As Adam Smith famously noted over two centuries ago, self-interest and competition collectively act like an "invisible hand" to shape the efficient allocation of resources in free and open markets. Ever since then, economists have sought to flesh out the way these forces are naturally harnessed and manifest themselves in mechanisms of exchange. Much of the work here has been, by necessity, descriptive. Observation in turn leads to the formation of intuitive models to explain otherwise random events. Scientists follow the exact same methodology. But economists cannot take the next all important step and experimentally validate their theories as scientists do. For no amount of ingenuity, alas, will successfully recreate real world economic activity in a laboratory.

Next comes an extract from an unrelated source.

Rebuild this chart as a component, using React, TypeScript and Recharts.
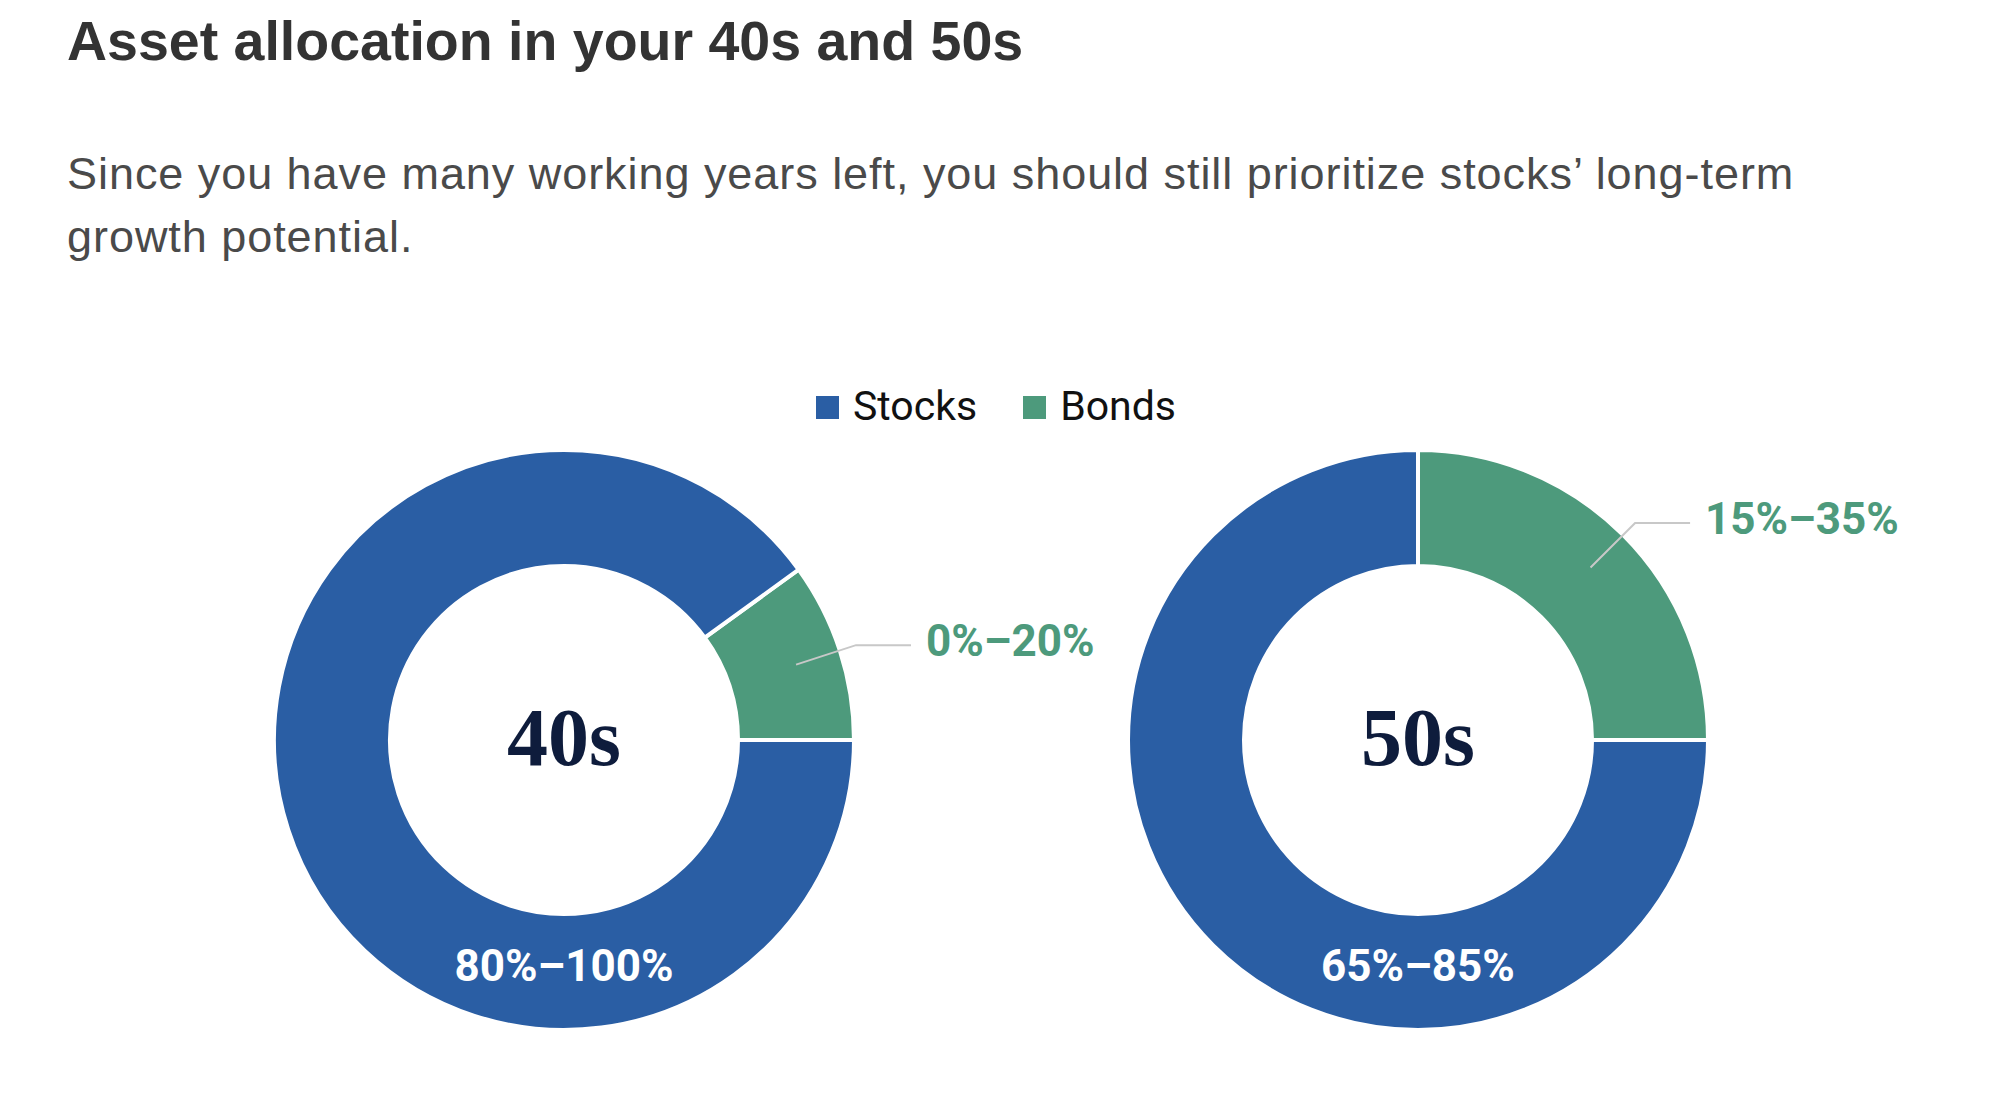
import React from "react";
import { PieChart, Pie, Cell, Label } from "recharts";

const categories = ["Stocks", "Bonds"];
const decades = ["40s", "50s"];
const stocksShare = [90, 75];
const bondsShare = [10, 25];
const stocksRange = ["80%–100%", "65%–85%"];
const bondsRange = ["0%–20%", "15%–35%"];

const COLORS: Record<string, string> = {
  Stocks: "#2a5ea4",
  Bonds: "#4d9a7c",
};

const RADIAN = Math.PI / 180;
const CENTERS = [564, 1418];
const CY = 740;
const INNER = 174;
const OUTER = 290;

const labelFont = "Roboto, 'Liberation Sans', sans-serif";

function makeLabel(i: number) {
  return (props: any) => {
    const { cx, cy, midAngle, outerRadius, index } = props;
    if (index === 1) {
      // stocks range sits at the bottom of the ring
      return (
        <text
          x={cx}
          y={cy + 241}
          textAnchor="middle"
          fill="#ffffff"
          fontFamily={labelFont}
          fontWeight={700}
          fontSize={44}
        >
          {stocksRange[i]}
        </text>
      );
    }
    const cos = Math.cos(-midAngle * RADIAN);
    const sin = Math.sin(-midAngle * RADIAN);
    const sx = cx + (outerRadius - 46) * cos;
    const sy = cy + (outerRadius - 46) * sin;
    const mx = cx + (outerRadius + 17) * cos;
    const my = cy + (outerRadius + 17) * sin;
    const ex = mx + 55;
    return (
      <g>
        <polyline
          points={`${sx},${sy} ${mx},${my} ${ex},${my}`}
          fill="none"
          stroke="#c8c8c8"
          strokeWidth={2}
        />
        <text
          x={ex + 15}
          y={my + 11}
          textAnchor="start"
          fill={COLORS.Bonds}
          fontFamily={labelFont}
          fontWeight={700}
          fontSize={44}
        >
          {bondsRange[i]}
        </text>
      </g>
    );
  };
}

export default function App() {
  const pies = decades.map((d, i) => [
    { name: "Bonds", value: bondsShare[i] },
    { name: "Stocks", value: stocksShare[i] },
  ]);

  return (
    <div
      style={{
        position: "absolute",
        left: 0,
        top: 0,
        width: 2014,
        height: 1104,
        background: "#ffffff",
        overflow: "hidden",
      }}
    >
      <PieChart
        width={2014}
        height={1104}
        margin={{ top: 0, right: 0, bottom: 0, left: 0 }}
        style={{ position: "absolute", left: 0, top: 0 }}
      >
        {pies.map((data, i) => (
          <Pie
            key={decades[i]}
            data={data}
            dataKey="value"
            nameKey="name"
            cx={CENTERS[i]}
            cy={CY}
            innerRadius={INNER}
            outerRadius={OUTER}
            startAngle={0}
            endAngle={360}
            stroke="#ffffff"
            strokeWidth={4}
            label={makeLabel(i)}
            labelLine={false}
            isAnimationActive={false}
          >
            {data.map((entry) => (
              <Cell key={entry.name} fill={COLORS[entry.name]} />
            ))}
            <Label
              position="center"
              content={() => (
                <text
                  x={CENTERS[i]}
                  y={CY + 25}
                  textAnchor="middle"
                  fill="#0e1c3c"
                  fontFamily="'Liberation Serif', 'DejaVu Serif', serif"
                  fontWeight={700}
                  fontSize={82}
                >
                  {decades[i]}
                </text>
              )}
            />
          </Pie>
        ))}
      </PieChart>

      <div
        style={{
          position: "absolute",
          left: 67,
          top: 8,
          fontFamily: "'Liberation Sans', Arial, sans-serif",
          fontWeight: 700,
          fontSize: 55.5,
          lineHeight: "66px",
          color: "#333333",
          whiteSpace: "nowrap",
        }}
      >
        Asset allocation in your 40s and 50s
      </div>

      <div
        style={{
          position: "absolute",
          left: 67,
          top: 142,
          fontFamily: "'Liberation Sans', Arial, sans-serif",
          fontSize: 45,
          letterSpacing: "0.95px",
          lineHeight: "63px",
          color: "#4a4a4a",
          whiteSpace: "nowrap",
        }}
      >
        Since you have many working years left, you should still prioritize stocks’ long-term
        <br />
        growth potential.
      </div>

      <div
        style={{
          position: "absolute",
          left: 816,
          top: 386,
          display: "flex",
          fontFamily: "Roboto, sans-serif",
          fontSize: 41,
          lineHeight: "40px",
          color: "#111111",
        }}
      >
        {categories.map((c, k) => (
          <div key={c} style={{ display: "flex", alignItems: "flex-start", marginLeft: k ? 46 : 0 }}>
            <div style={{ width: 23, height: 23, marginTop: 10, marginRight: 14, background: COLORS[c] }} />
            <span>{c}</span>
          </div>
        ))}
      </div>
    </div>
  );
}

A hypothesis cannot be proved or disproved unless it is tested in controlled conditions free from outside influences. Depending on the premises, what's more, the most patently absurd propositions can be successfully argued logically. No matter how brilliant the reasoning employed, then, a theory is treated as a fact only when it has been substantiated objectively. Barring that, it remains an assumption regardless of how elegant, insightful or useful it might be. As such, its applicability to real world phenomena is problematic, and any forecast based on it susceptible to unintentional error. Whereas businesses might lose money when predictions prove inaccurate, model-builders lose something much harder to recoup: credibility. In the absence of objective proof, the next best thing is a track-record of accurate predictions (Wallis, 1984).

What Adam Smith could not have foreseen was how intricate and complex these models could be when formulated as equations. Mathematics provides the means not only to build complex models of macroeconomic theory but also, crucially, to test their accuracy and statistical robustness. Econometrics in fact came about as a separate discipline when an enterprising economist in 1933 used the formulae describing harmonic oscillation to investigate and explain the business cycle (Bouhmans, 2001). Meanwhile, pure mathematics has proved a much suppler means of expressing economic concepts than words alone. So much so, in fact, that much of today's economic theory is elucidated using algebra, logarithms, calculus, group theory and symbolic logic, just as mathematical rules governing the manipulation of symbols and the advancement of formal proofs in general have given economists new ways to argue the legitimacy of their constructs ("Theoretical assumptions and nonobserved facts," 1985).

Moreover, Silvia Pala?c? writes, in the twenty-first century, one must pay attention to the use of software in economics, since software is built based on mathematical tools. The difference lies in the fact that the mathematics is hidden and is not directly accessible to the user, who often forgets the substrate of such software and makes use of it without fully understanding the results produced or ignoring the possible problems raised by the mathematical model behind the program (2013).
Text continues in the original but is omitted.